Coconut & Vanilla and Fig Quinoa Porridge

These last two mornings have really felt like Autumn- finally! It’s now mid April and after a Summer that began in September I am well and truly ready  for a change of season! As soon as the cooler weather begins I start to scan my old recipes for warmer breakfasts and my favourite soups. Although I still eat mostly raw all through the year, I do incorporate more warming foods during the cooler months. This porridge is a new one, made on quinoa with lots of delicious seasonal fruits and heart-healthy nuts.
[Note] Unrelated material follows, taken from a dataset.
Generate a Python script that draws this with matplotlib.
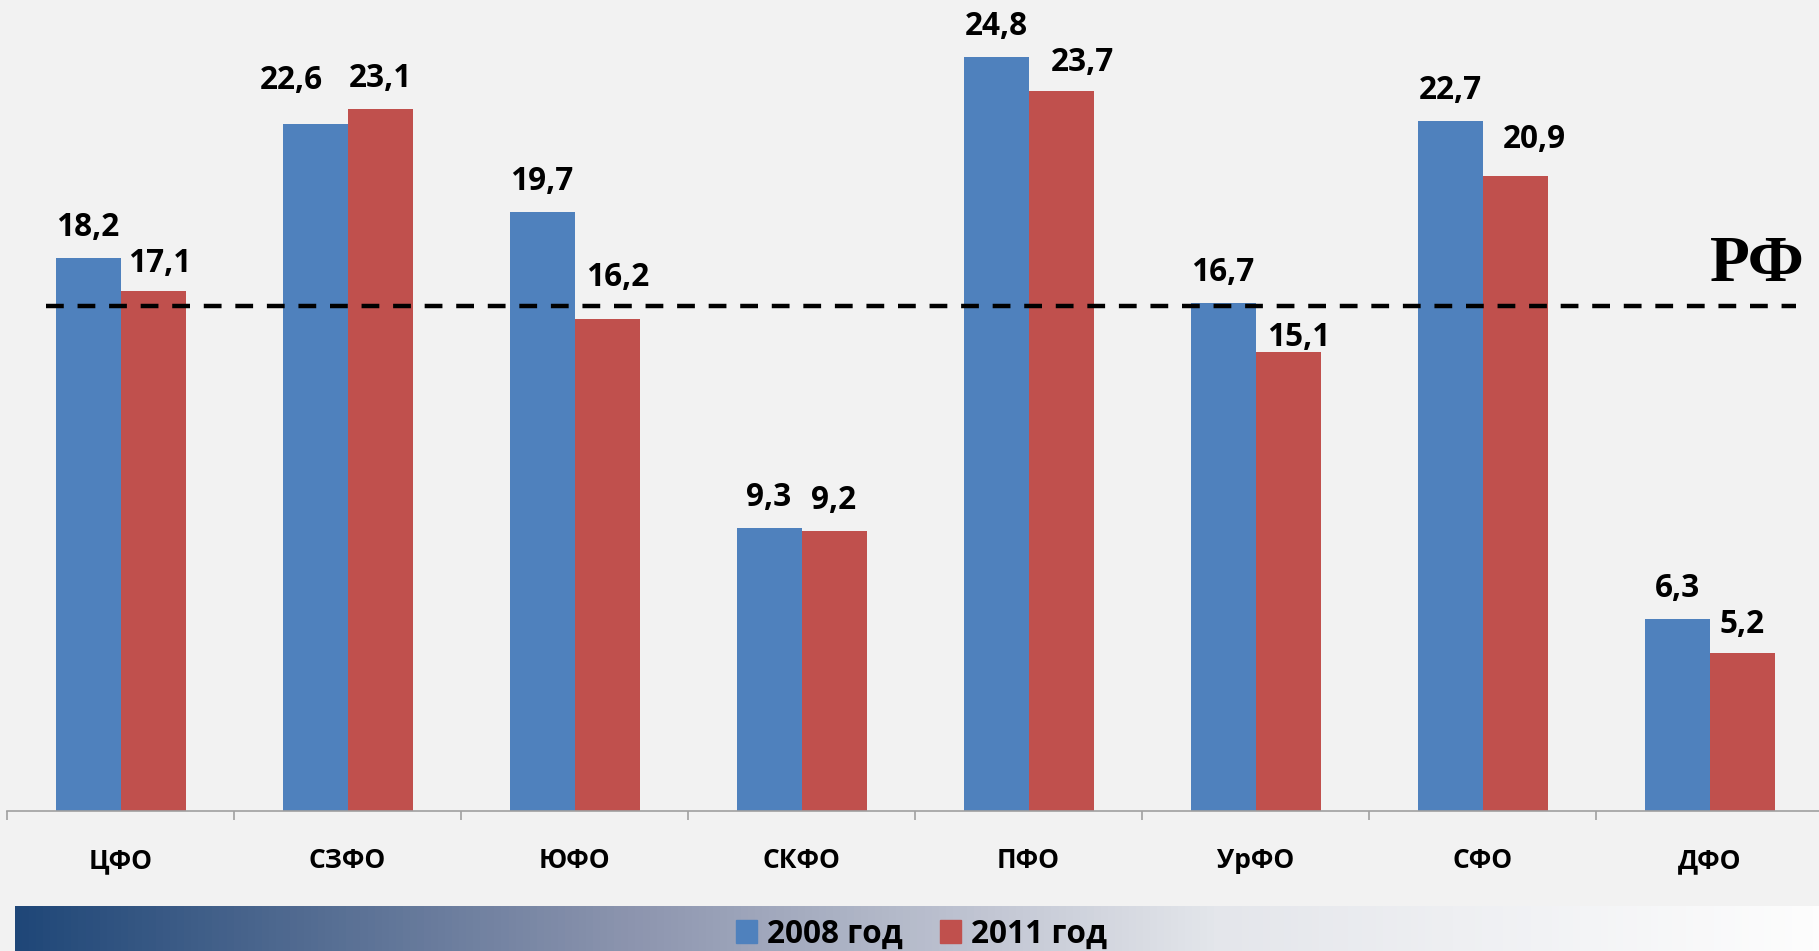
import numpy as np
import matplotlib
matplotlib.use("Agg")
import matplotlib.pyplot as plt
from matplotlib.colors import LinearSegmentedColormap
from matplotlib.patches import Patch

plt.rcParams['font.family'] = ['Open Sans', 'DejaVu Sans']

# данные
districts = ["ЦФО", "СЗФО", "ЮФО", "СКФО", "ПФО", "УрФО", "СФО", "ДФО"]
y2008 = [18.2, 22.6, 19.7, 9.3, 24.8, 16.7, 22.7, 6.3]
y2011 = [17.1, 23.1, 16.2, 9.2, 23.7, 15.1, 20.9, 5.2]
rf_level = 16.6
series_names = ["2008 год", "2011 год"]

# ручные сдвиги подписей (px), как на слайде
nudge2008 = [(0, 0), (-24, 13), (0, 0), (0, 0), (0, 0), (0, 0), (0, 0), (0, 0)]
nudge2011 = [(7, -3), (0, 0), (11, 11), (0, 0), (21, -2), (11, -16), (19, 6), (0, -2)]

W, H = 1819, 951
bg = '#F2F2F2'
c_blue = '#4F81BD'
c_red = '#C0504D'

fig = plt.figure(figsize=(W / 100, H / 100), dpi=100, facecolor=bg)
ax = fig.add_axes([7 / W, 1 - 811 / H, 1816 / W, 811 / H])
ax.set_facecolor(bg)

x = np.arange(len(districts))
bw = 65 / 227
b1 = ax.bar(x - bw / 2, y2008, bw, color=c_blue, label=series_names[0])
b2 = ax.bar(x + bw / 2, y2011, bw, color=c_red, label=series_names[1])

ax.set_xlim(-0.5, len(districts) - 0.5)
ax.set_ylim(0, 811 / 30.4)

px = 72 / 100
for bars, vals, nud in ((b1, y2008, nudge2008), (b2, y2011, nudge2011)):
    for b, v, (dx, dy) in zip(bars, vals, nud):
        ax.annotate(f"{v:.1f}".replace(".", ","),
                    (b.get_x() + b.get_width() / 2, v),
                    xytext=(dx * px, (22 + dy) * px), textcoords='offset points',
                    ha='center', va='baseline', fontsize=22.7, fontweight='bold')

# линия РФ
ax.plot([46 / 1816 * 8 - 0.5 - 7 / 227, 1796 / 1816 * 8 - 0.5 - 7 / 227], [rf_level, rf_level],
        color='black', lw=3.2, dashes=(4, 3.1), solid_capstyle='butt', dash_capstyle='butt')
fig.text(1710 / W, 1 - 281 / H, "РФ", family='Liberation Serif', fontweight='bold',
         fontsize=47, ha='left', va='baseline')

for s in ['top', 'right', 'left']:
    ax.spines[s].set_visible(False)
ax.spines['bottom'].set_color('#A0A0A0')
ax.spines['bottom'].set_linewidth(1.2)
ax.set_yticks([])
ax.set_xticks(x)
ax.set_xticklabels(districts, fontsize=19, fontweight='bold')
ax.tick_params(axis='x', which='major', length=0, pad=26)
ax.set_xticks(np.arange(-0.5, len(districts)), minor=True)
ax.tick_params(axis='x', which='minor', length=6.5, width=1.2, color='#A0A0A0')

# градиентная полоса внизу
gax = fig.add_axes([15 / W, 0, 1 - 15 / W, 45 / H])
cmap = LinearSegmentedColormap.from_list('g', ['#1F4778', '#8A93AD', '#E4E6EB', '#FDFDFD'])
gax.imshow(np.linspace(0, 1, 512)[None, :], aspect='auto', cmap=cmap, extent=[0, 1, 0, 1])
gax.axis('off')

handles = [Patch(color=c_blue), Patch(color=c_red)]
fig.legend(handles, series_names, loc='center', bbox_to_anchor=(921.5 / W, 1 - 934 / H),
           ncol=2, frameon=False, prop={'size': 22.7, 'weight': 'bold'},
           handlelength=0.67, handleheight=0.7, handletextpad=0.32, columnspacing=1.17,
           borderpad=0, borderaxespad=0)

fig.savefig('out.png', dpi=100, facecolor=bg)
The smell alone will bring even the snuggest from their warm bed…


Serves 2


  • 1 cup of quinoa flakes/rolled quinoa
  • 1/4 cup of water
  • 3/4 cup of coconut milk
  • 5 drops of vanilla flavor liquid stevia or 1 teaspoon of coconut nectar
  • ½ teaspoon of cinnamon
  • ¼ teaspoon of fresh grated ginger
  • ½ teaspoon of coconut oil


To stir through-

  • 1 tablespoon of flaked coconut
  • 1 tablespoon of pumpkin seeds
  • 1 tablespoon of raisins
  • 1 tablespoon of flaked almonds
  • 1 teaspoon of chia seeds


To top-

  • 1 fresh fig sliced
  • Drizzle of coconut nectar
  • Squeeze of orange juice
  • Scattering of extra raisins, chia seeds and pumpkin seeds


In a small saucepan combine the quinoa flakes with the water and half of the coconut milk. Stir on a medium to high heat and as the liquid absorbs add the rest of the coconut milk. Cook for 3 minutes or so, stirring gently.

Add the stevia, cinnamon and coconut oil and continue to cook for another minute or so. You can add more liquid until you reach your own desired consistency.

Remove from the heat and stir through the coconut, pumpkin seeds, sultanas, almonds and chia seeds.

Pour into a bowl and arrange your toppings. Enjoy!